Oh boy… what a long process that is, I’ll use The Sister Exchange as an example.
I first got the idea after watching my nieces fight. One of my nieces asked my daughter if she would like a sister. Then she added, “Well you can have mine!”
So then I thought what if you could trade a brother or sister like you trade a stock? (I was connected to Wall Street for a while) And that was the basic idea for The Sister Exchange.
I belong to two online critique groups, one for prose and one for poetry.
So I… posted this story in The Prose Shop; received plenty of great feedback; did revisions; posted it again in The Prose Shop; got more great feedback; did more revisions; researched publishers who publish sibling rivalry stories and accept unsolicited submissions; submitted The Sister Exchange to these publishers; and got back form rejection letters from every single one of them.

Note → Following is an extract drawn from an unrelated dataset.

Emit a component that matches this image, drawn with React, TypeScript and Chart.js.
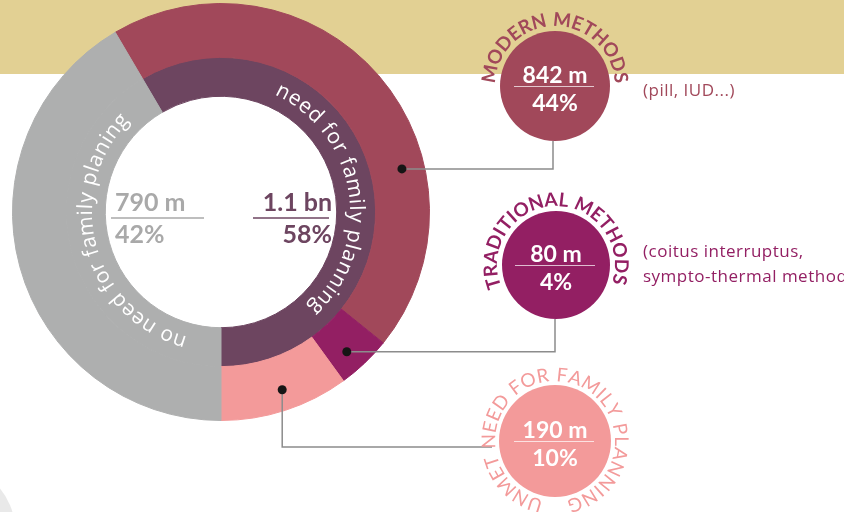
import React, { useEffect, useRef } from "react";
import { Chart, registerables } from "chart.js";

Chart.register(...registerables);

// ---- data (millions of women) ----
const segmentLabels = ["Modern methods", "Traditional methods", "Unmet need for family planning", "No need for family planning"];
const segmentValues = [842, 80, 190, 790];
const groupLabels = ["Need for family planning", "No need for family planning"];
const groupValues = [1112, 790];
const groupValueTexts = ["1.1 bn", "790 m"];
const groupPercentTexts = ["58%", "42%"];
const ringTitles = ["need for family planning", "no need for family planing"];
const bubbleTitles = ["MODERN METHODS", "TRADITIONAL METHODS", "UNMET NEED FOR FAMILY PLANNING"];
const bubbleValueTexts = ["842 m", "80 m", "190 m"];
const bubblePercentTexts = ["44%", "4%", "10%"];
const bubbleNotes = [["(pill, IUD...)"], ["(coitus interruptus,", "sympto-thermal method)"], []];

const COLORS = {
  modern: "#A1485A",
  trad: "#931F63",
  unmet: "#F39A9A",
  gray: "#AEAFAF",
  need: "#6D4560",
  band: "#E2D093",
  line: "#8C8C8C",
  dot: "#151515",
};
const FONT = "Lato, 'Open Sans', sans-serif";
const FONT2 = "'Open Sans', Lato, sans-serif";

function arcText(
  ctx: CanvasRenderingContext2D,
  text: string,
  cx: number,
  cy: number,
  r: number,
  centerDeg: number,
  spacing: number
) {
  const chars = [...text];
  const widths = chars.map((c) => ctx.measureText(c).width);
  const total = widths.reduce((a, b) => a + b, 0) + spacing * (chars.length - 1);
  let a = (centerDeg * Math.PI) / 180 - total / (2 * r);
  ctx.textAlign = "center";
  ctx.textBaseline = "middle";
  chars.forEach((ch, i) => {
    const w = widths[i];
    const mid = a + w / (2 * r);
    ctx.save();
    ctx.translate(cx + r * Math.sin(mid), cy - r * Math.cos(mid));
    ctx.rotate(mid);
    ctx.fillText(ch, 0, 0);
    ctx.restore();
    a += (w + spacing) / r;
  });
}

function polar(cx: number, cy: number, r: number, deg: number) {
  const t = (deg * Math.PI) / 180;
  return { x: cx + r * Math.sin(t), y: cy - r * Math.cos(t) };
}

const decorPlugin = {
  id: "decor",
  beforeDraw(chart: any) {
    const ctx = chart.ctx as CanvasRenderingContext2D;
    ctx.save();
    ctx.fillStyle = COLORS.band;
    ctx.fillRect(0, 0, chart.width, 74);
    ctx.fillStyle = "#E9E9E9";
    ctx.beginPath();
    ctx.arc(-50, 530, 65, 0, Math.PI * 2);
    ctx.fill();
    ctx.restore();
  },
  afterDraw(chart: any) {
    const ctx = chart.ctx as CanvasRenderingContext2D;
    const arc0 = chart.getDatasetMeta(0).data[0];
    const cx = arc0.x;
    const cy = arc0.y;
    ctx.save();

    // ring titles
    ctx.fillStyle = "#FFFFFF";
    ctx.font = `500 21px ${FONT2}`;
    arcText(ctx, ringTitles[0], cx, cy, 135, 81, 1.2);
    arcText(ctx, ringTitles[1], cx, cy, 135, 255, 1.0);

    // center figures
    const drawCenter = (x: number, align: CanvasTextAlign, color: string, v: string, p: string, lx0: number, lx1: number) => {
      ctx.fillStyle = color;
      ctx.textAlign = align;
      ctx.textBaseline = "middle";
      ctx.font = `bold 25px ${FONT}`;
      ctx.fillText(v, x, cy - 9);
      ctx.fillText(p, x, cy + 23);
      ctx.strokeStyle = color;
      ctx.lineWidth = 1.5;
      ctx.beginPath();
      ctx.moveTo(cx + lx0, cy + 6);
      ctx.lineTo(cx + lx1, cy + 6);
      ctx.stroke();
    };
    drawCenter(cx - 106, "left", "#A9A9A9", groupValueTexts[1], groupPercentTexts[1], -110, -17);
    drawCenter(cx + 111, "right", COLORS.need, groupValueTexts[0], groupPercentTexts[0], 32, 108);

    // connectors
    const bubbles = [
      { x: 555, y: 86, r: 55, color: COLORS.modern, titleR: 66, titleDeg: 0, weight: "bold", tfont: 19, sp: 1.2 },
      { x: 556, y: 265, r: 54, color: COLORS.trad, titleR: 65, titleDeg: -2, weight: "bold", tfont: 19, sp: 1.2 },
      { x: 555, y: 441, r: 56, color: COLORS.unmet, titleR: 66, titleDeg: 0, weight: "normal", tfont: 19, sp: 1.6 },
    ];
    ctx.strokeStyle = COLORS.line;
    ctx.lineWidth = 1.5;
    const d0 = polar(cx, cy, 186, 76.6);
    const d1 = polar(cx, cy, 188, 138);
    const d2 = polar(cx, cy, 188, 161);
    ctx.beginPath();
    ctx.moveTo(d0.x, d0.y);
    ctx.lineTo(bubbles[0].x - 2, d0.y);
    ctx.lineTo(bubbles[0].x - 2, bubbles[0].y + bubbles[0].r);
    ctx.moveTo(d1.x, d1.y);
    ctx.lineTo(bubbles[1].x - 1, d1.y);
    ctx.lineTo(bubbles[1].x - 1, bubbles[1].y + bubbles[1].r);
    ctx.moveTo(d2.x, d2.y);
    ctx.lineTo(d2.x, 447);
    ctx.lineTo(492, 447);
    ctx.stroke();
    ctx.fillStyle = COLORS.dot;
    [d0, d1, d2].forEach((d) => {
      ctx.beginPath();
      ctx.arc(d.x, d.y, 4.5, 0, Math.PI * 2);
      ctx.fill();
    });

    // bubbles
    bubbles.forEach((b, i) => {
      ctx.fillStyle = b.color;
      ctx.beginPath();
      ctx.arc(b.x, b.y, b.r, 0, Math.PI * 2);
      ctx.fill();
      ctx.font = `${b.weight} ${b.tfont}px ${FONT}`;
      arcText(ctx, bubbleTitles[i], b.x, b.y, b.titleR, b.titleDeg, b.sp);
      ctx.fillStyle = "#FFFFFF";
      ctx.textAlign = "center";
      ctx.textBaseline = "middle";
      ctx.font = `bold 23px ${FONT}`;
      ctx.fillText(bubbleValueTexts[i], b.x, b.y - 10);
      ctx.fillText(bubblePercentTexts[i], b.x, b.y + 18);
      ctx.strokeStyle = "rgba(255,255,255,0.7)";
      ctx.lineWidth = 1;
      ctx.beginPath();
      ctx.moveTo(b.x - 41, b.y + 0.5);
      ctx.lineTo(b.x + 39, b.y + 0.5);
      ctx.stroke();
      // notes
      ctx.fillStyle = b.color;
      ctx.textAlign = "left";
      ctx.font = `17px ${FONT2}`;
      (ctx as any).letterSpacing = "0.5px";
      bubbleNotes[i].forEach((line, j) => {
        const y0 = i === 0 ? b.y + 5 : b.y - 13;
        ctx.fillText(line, 643, y0 + j * 25);
      });
      (ctx as any).letterSpacing = "0px";
    });
    ctx.restore();
  },
};

export default function App() {
  const ref = useRef<HTMLCanvasElement | null>(null);
  useEffect(() => {
    if (!ref.current) return;
    const total = groupValues.reduce((a, b) => a + b, 0);
    const rotation = 180 - (groupValues[0] / total) * 360;
    const outerColors = [COLORS.modern, COLORS.trad, COLORS.unmet, COLORS.gray];
    const innerColors = [COLORS.need, COLORS.gray];
    const chart = new Chart(ref.current, {
      type: "doughnut",
      data: {
        labels: segmentLabels,
        datasets: [
          {
            label: "Methods",
            data: segmentValues,
            backgroundColor: outerColors,
            borderColor: outerColors,
            borderWidth: 1,
            hoverOffset: 0,
            offset: 0,
            weight: 54,
          } as any,
          {
            label: groupLabels.join(" / "),
            data: groupValues,
            backgroundColor: innerColors,
            borderColor: innerColors,
            borderWidth: 1,
            hoverOffset: 0,
            offset: 0,
            weight: 39,
          } as any,
        ],
      },
      options: {
        responsive: false,
        animation: false,
        events: [],
        rotation,
        cutout: "55.5%",
        layout: { padding: { left: 12, top: 3, right: 414, bottom: 91 } },
        plugins: { legend: { display: false }, tooltip: { enabled: false } },
      } as any,
      plugins: [decorPlugin],
    });
    return () => chart.destroy();
  }, []);
  return (
    <div style={{ position: "fixed", left: 0, top: 0, width: 844, height: 512, background: "#fff", overflow: "hidden" }}>
      <canvas ref={ref} width={844} height={512} style={{ width: 844, height: 512, display: "block" }} />
    </div>
  );
}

About this time I had attended The Muse Online Conference. It’s a yearly event that takes place in cyberspace around October and has all sorts of information for writers, from beginners to professionals. GAP had a workshop there that I attended and they offered to accept manuscripts from the attendees. I submitted a rhyming picture book I had written titled The Soggy Town of Hilltop and it was accepted. (Whoo Hoo! My first contract!)
I had just received my 21st rejection letter (by my records) for The Sister Exchange, so I thought let’s see what GAP thinks of this prose story. The rest is history.

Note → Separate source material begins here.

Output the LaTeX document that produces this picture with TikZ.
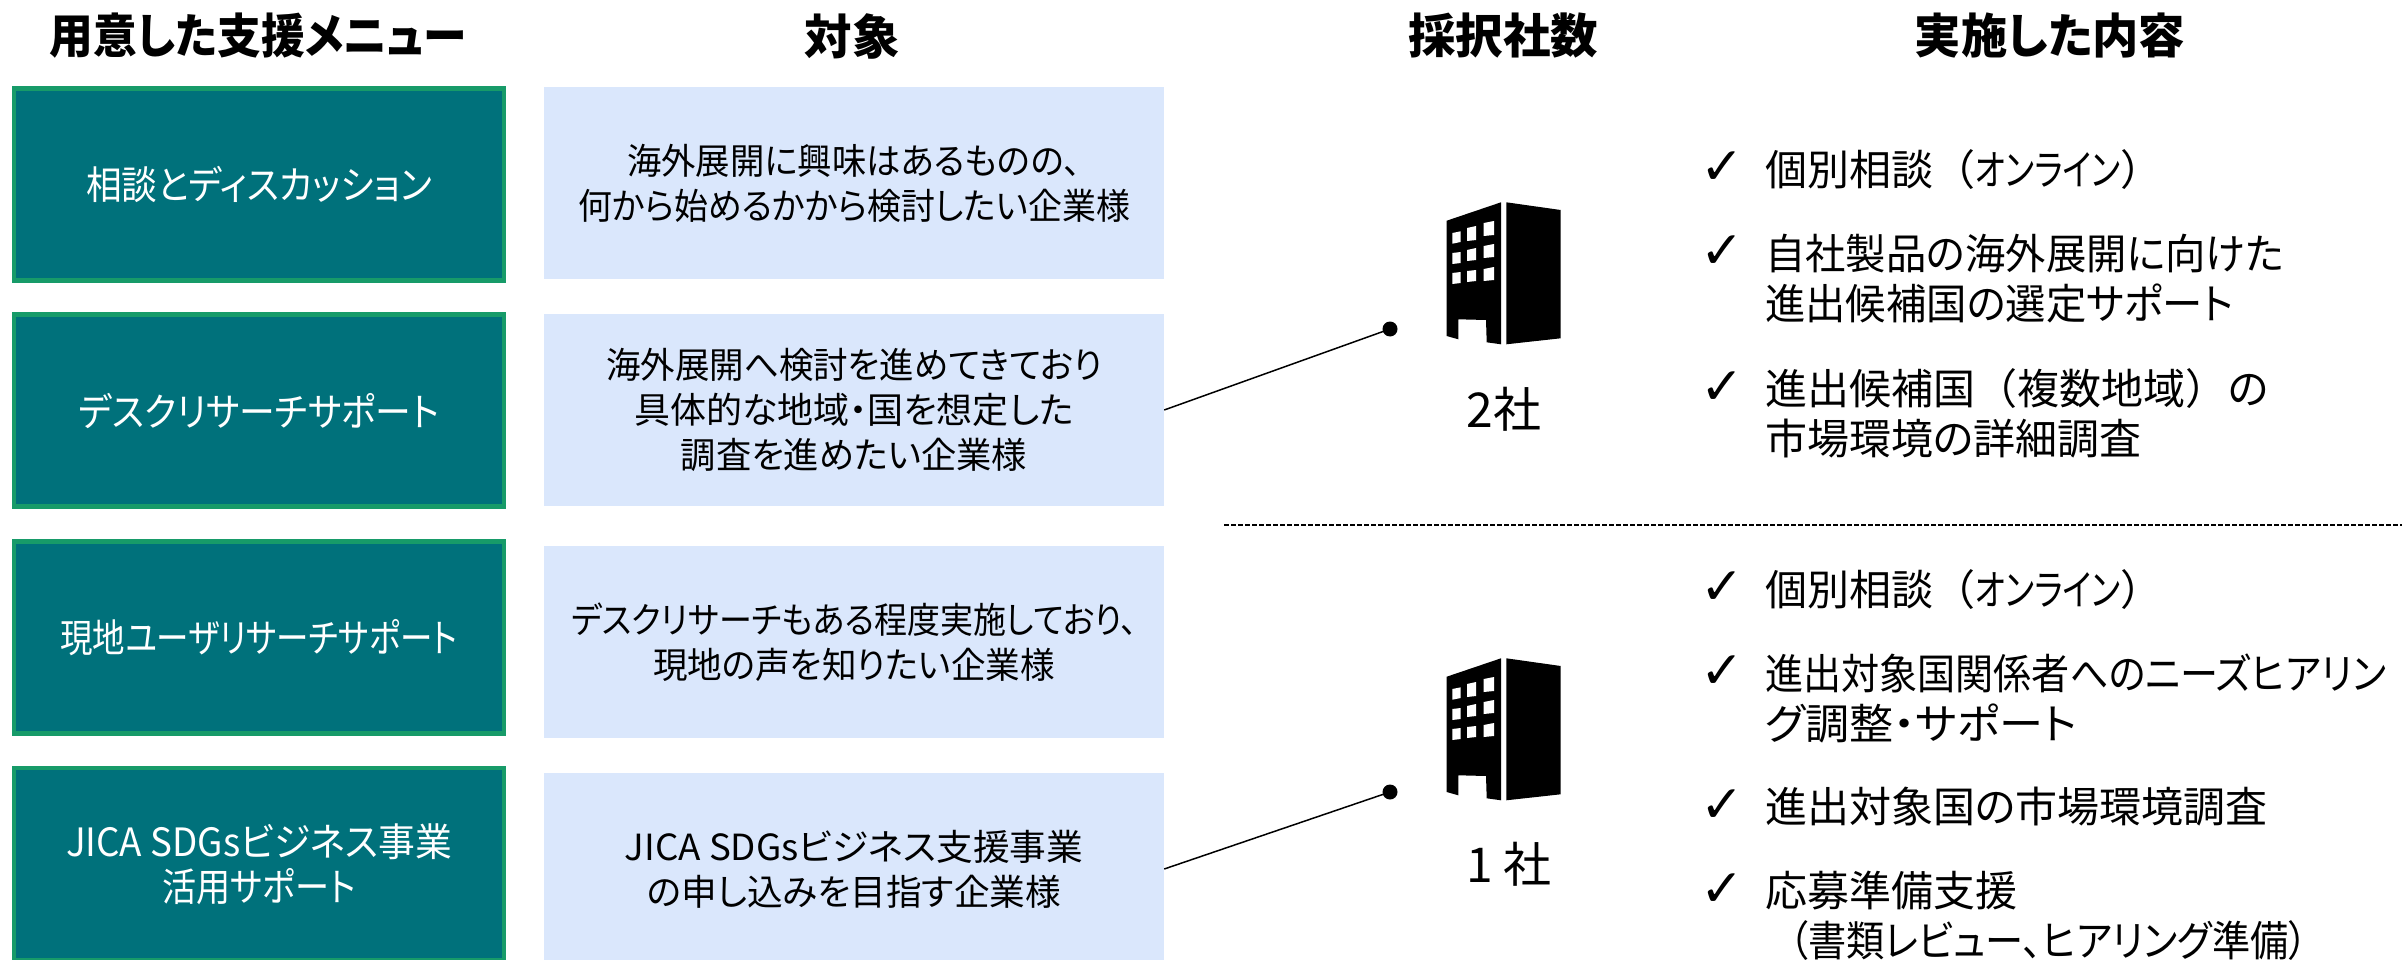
\documentclass[tikz,border=0pt]{standalone}
\usepackage{graphicx}
\usepackage{fontspec}
\setmainfont[RawFeature={+palt}]{Noto Sans CJK JP}
\newfontfamily\fullfont{Noto Sans CJK JP}
\newfontfamily\symfont{DejaVu Sans}
\usepackage{tikz}
\definecolor{menufill}{HTML}{00717B}
\definecolor{menuedge}{HTML}{179B69}
\definecolor{targetfill}{HTML}{DAE7FC}
\newcommand{\sq}[2]{\scalebox{#1}[1]{#2}}
\tikzset{
  menubox/.style={draw=menuedge,fill=menufill,line width=4.5pt,minimum width=490pt,minimum height=192pt,text=white,align=center,inner sep=0pt,font=\fontsize{39}{45}\selectfont},
  targetbox/.style={fill=targetfill,minimum width=620pt,minimum height=192pt,align=center,inner sep=0pt,font=\fontsize{36}{45}\selectfont},
  headtext/.style={inner sep=0pt,font=\fontsize{47.5}{50}\selectfont\bfseries},
  itemtext/.style={anchor=west,align=left,inner sep=0pt,font=\fontsize{42}{50}\selectfont},
  chkmark/.style={inner sep=0pt,font=\fontsize{52}{54}\symfont},
  counttext/.style={inner sep=0pt,font=\fontsize{48}{50}\selectfont},
  enddot/.style={circle,fill=black,inner sep=0pt,minimum size=15pt},
  building/.pic={
    \fill (46.7,40.7) -- (101,22.3) -- (101,164.3) -- (86.7,162.3) -- (86,140) -- (58.3,139.3) -- (58.3,159.3) -- (46.7,156) -- cycle;
    \fill (106.3,22.3) -- (160.7,30) -- (160.7,158.3) -- (106.3,164.3) -- cycle;
    \foreach \xa/\xb/\ya/\yb/\yc/\yd in {52.3/60.7/53/51.3/62/63.7,67/76/48/46/60/61,83.7/94/43/41/55/56,
      52.3/60.7/73/72/83/84,67/76/70/68/80/81,83.7/94/66/64/77/78,
      52.3/60.7/93/92/103/104,67/76/91/90/101/102,83.7/94/89/87/100/101}
    \fill[white] (\xa,\ya) -- (\xb,\yb) -- (\xb,\yc) -- (\xa,\yd) -- cycle;
  }
}
\begin{document}
\begin{tikzpicture}[x=1pt,y=-1pt,line cap=butt]
\useasboundingbox (0,0) rectangle (2402,960);
\clip (0,0) rectangle (2402,960);
\node (headmenu) [headtext] at (258,36) {\sq{.92}{用意した支援メニュー}};
\node (headtarget) [headtext] at (852,36) {対象};
\node (headcount) [headtext] at (1503,36) {採択社数};
\node (headdone) [headtext] at (2050,36) {\sq{.975}{実施した内容}};
\node (menuone) [menubox] at (259,184.5) {\sq{.915}{相談とディスカッション}};
\node (menutwo) [menubox] at (259,410.5) {\sq{.918}{デスクリサーチサポート}};
\node (menuthree) [menubox] at (259,637.5) {\sq{.833}{現地ユーザリサーチサポート}};
\node (menufour) [menubox] at (259,864) {\sq{.943}{JICA SDGsビジネス事業}\\\sq{.875}{活用サポート}};
\node (targetone) [targetbox] at (854,183) {\sq{.955}{海外展開に興味はあるものの、}\\\sq{.942}{何から始めるかから検討したい企業様}};
\node (targettwo) [targetbox] at (854,410) {\sq{.958}{海外展開へ検討を進めてきており}\\具体的な地域・国を想定した\\\sq{.98}{調査を進めたい企業様}};
\node (targetthree) [targetbox] at (854,642) {\sq{.916}{デスクリサーチもある程度実施しており、}\\\sq{.96}{現地の声を知りたい企業様}};
\node (targetfour) [targetbox] at (854,869) {\sq{1.02}{JICA SDGsビジネス支援事業}\\\sq{.99}{の申し込みを目指す企業様}};
\pic at (1400,180) {building};
\pic at (1400,636) {building};
\node (dotone) [enddot] at (1390,329) {};
\node (dottwo) [enddot] at (1390,792) {};
\node (countone) [counttext] at (1504,409) {2社};
\node (counttwo) [counttext] at (1509,864) {1 社};
\draw[line width=1.5pt] (targettwo.east) -- (dotone.center);
\draw[line width=1.5pt] (targetfour.east) -- (dottwo.center);
\coordinate (rulestart) at (1224,525);
\coordinate (ruleend) at (2402,525);
\draw[line width=1.5pt,dash pattern=on 5pt off 2pt] (rulestart) -- (ruleend);
\foreach \n/\y in {a/168,b/252,c/388,d/588,e/672,f/806,g/890}
\node (chk\n) [chkmark] at (1722,\y) {✓};
\node (itema) [itemtext] at (1765,170) {{\fullfont 個別相談（}\sq{.78}{オンライン}{\fullfont ）}};
\node (itemb) [itemtext] at (1765,279) {\sq{.96}{自社製品の海外展開に向けた}\\\sq{.96}{進出候補国の選定サポート}};
\node (itemc) [itemtext] at (1765,413) {{\fullfont 進出候補国（複数地域）の}\\市場環境の詳細調査};
\node (itemd) [itemtext] at (1765,590) {{\fullfont 個別相談（}\sq{.78}{オンライン}{\fullfont ）}};
\node (iteme) [itemtext] at (1765,698) {\sq{.907}{進出対象国関係者へのニーズヒアリン}\\\sq{1.05}{グ調整・サポート}};
\node (itemf) [itemtext] at (1765,807) {進出対象国の市場環境調査};
\node (itemg) [itemtext] at (1765,916) {応募準備支援\\\hspace*{24pt}\sq{.91}{（書類レビュー、ヒアリング準備）}};
\end{tikzpicture}
\end{document}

I guess the morals of this story is to keep writing, keep submitting, attend conferences and network, hone your craft, make your story the best it can be, and eventually persistence pays off.
21 rejections! I'm glad you persisted - you've been an inspiration. Dory has it right - "Just keep swimming, just keep swimming..."

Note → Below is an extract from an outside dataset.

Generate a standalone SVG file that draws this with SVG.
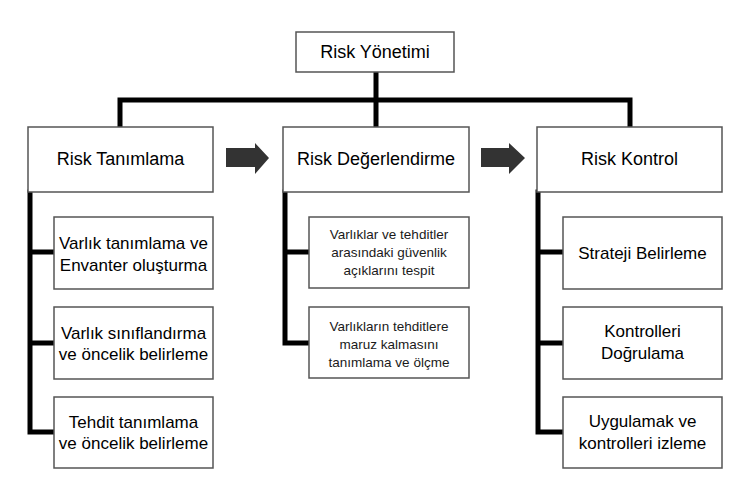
<svg xmlns="http://www.w3.org/2000/svg" width="750" height="500" viewBox="0 0 750 500">
<style>
.box{fill:#fff;stroke:#555;stroke-width:1.5}
.ln{stroke:#000;stroke-width:5;fill:none;stroke-linecap:square}
.t{font-family:"Liberation Sans",Arial,sans-serif;fill:#000;text-anchor:middle}
.t18{font-size:18px}
.t17{font-size:17px}
.t13{font-size:13.5px;fill:#1a1a1a}
.arr{fill:#333}
</style>
<rect width="750" height="500" fill="#fff"/>
<g id="connectors">
<path class="ln" d="M376,72V100M120,100H630M120,100V127M376,100V127M630,100V127"/>
<path class="ln" d="M30,192V432M30,252H54M30,343H54M30,432H54"/>
<path class="ln" d="M285,192V343M285,252H309M285,343H309"/>
<path class="ln" d="M538,192V432M538,252H563M538,343H563M538,432H563"/>
<polygon class="arr" points="226,148 255,148 255,143 269,158 255,174 255,167 226,167"/>
<polygon class="arr" points="481,148 509,148 509,143 525,158 509,174 509,167 481,167"/>
</g>
<g id="risk-yonetimi"><rect class="box" x="296" y="32" width="158" height="40"/><text class="t t18" x="375" y="58">Risk Yönetimi</text></g>
<g id="risk-tanimlama"><rect class="box" x="28" y="127" width="185" height="65"/><text class="t t18" x="120.5" y="165">Risk Tanımlama</text></g>
<g id="risk-degerlendirme"><rect class="box" x="283" y="127" width="186" height="65"/><text class="t t18" x="376" y="165">Risk Değerlendirme</text></g>
<g id="risk-kontrol"><rect class="box" x="537" y="127" width="185" height="65"/><text class="t t18" x="629.5" y="165">Risk Kontrol</text></g>
<g id="varlik-tanimlama"><rect class="box" x="54" y="217" width="159" height="72"/><text class="t t17" x="133.5" y="249">Varlık tanımlama ve</text><text class="t t17" x="133.5" y="271">Envanter oluşturma</text></g>
<g id="varlik-siniflandirma"><rect class="box" x="54" y="307" width="159" height="72"/><text class="t t17" x="133.5" y="339">Varlık sınıflandırma</text><text class="t t17" x="133.5" y="360">ve öncelik belirleme</text></g>
<g id="tehdit-tanimlama"><rect class="box" x="54" y="397" width="159" height="71"/><text class="t t17" x="133.5" y="428">Tehdit tanımlama</text><text class="t t17" x="133.5" y="449">ve öncelik belirleme</text></g>
<g id="guvenlik-aciklari"><rect class="box" x="309" y="217" width="160" height="71"/><text class="t t13" x="389" y="239">Varlıklar ve tehditler</text><text class="t t13" x="389" y="257">arasındaki güvenlik</text><text class="t t13" x="389" y="275">açıklarını tespit</text></g>
<g id="maruz-kalma"><rect class="box" x="309" y="307" width="160" height="71"/><text class="t t13" x="389" y="331">Varlıkların tehditlere</text><text class="t t13" x="389" y="349">maruz kalmasını</text><text class="t t13" x="389" y="367">tanımlama ve ölçme</text></g>
<g id="strateji"><rect class="box" x="563" y="217" width="159" height="72"/><text class="t t17" x="642.5" y="259">Strateji Belirleme</text></g>
<g id="kontrolleri-dogrulama"><rect class="box" x="563" y="307" width="159" height="72"/><text class="t t17" x="642.5" y="337">Kontrolleri</text><text class="t t17" x="642.5" y="359">Doğrulama</text></g>
<g id="uygulamak"><rect class="box" x="563" y="397" width="159" height="71"/><text class="t t17" x="642.5" y="427">Uygulamak ve</text><text class="t t17" x="642.5" y="449">kontrolleri izleme</text></g>
</svg>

What has the post-publication process been like?
At first I found it a little daunting and I was following a steep learning curve. After The Soggy Town of Hilltop was accepted, I started researching promotional opportunities for the book and was surprised by the amount of work that was still ahead of me. But all publishers expect authors to actively promote their books nowadays. So I rolled up my sleeves and got to work. Let’s face it, what’s the point of getting published if no one knows about and/or reads your books?
I built websites, started blogs, did school visits, conducted interviews, created press kits, went on virtual book tours, joined social networking sites. It took up a lot of my writing time and it still does. I’m still trying to find an effective balance between writing and promoting.
Do you have any new works in progress that you’re excited about?
I have ideas for three mid-grade novels, and a chapter book and a rhyming picture book and have started work on all of them, although only one mid-grade novel seems to be holding my interest right now. I’m also working on poems for a new poetry collection. I need one more poem to contribute and it’s killing me. I’m not happy with anything I’m coming up with.
Free-time: Tell us anything you want us to know:
If you would like to find out more about me, I have a website at http://www.kevinmcnamee.com
I also have a blog at http://www.kevinmcnameechildrensauthor.blogspot.com
People can also find me on Facebook, Linked-In and Twitter, but I must admit that I don’t tweet much.
And last but not least, I’ve launched a website with games and activities based on my books at http://www.kevschildrensbooks.com where you can see some of my online game handiwork.
Thanks again for your time, Kevin. I wish you the very best of luck with all of your writing endeavors!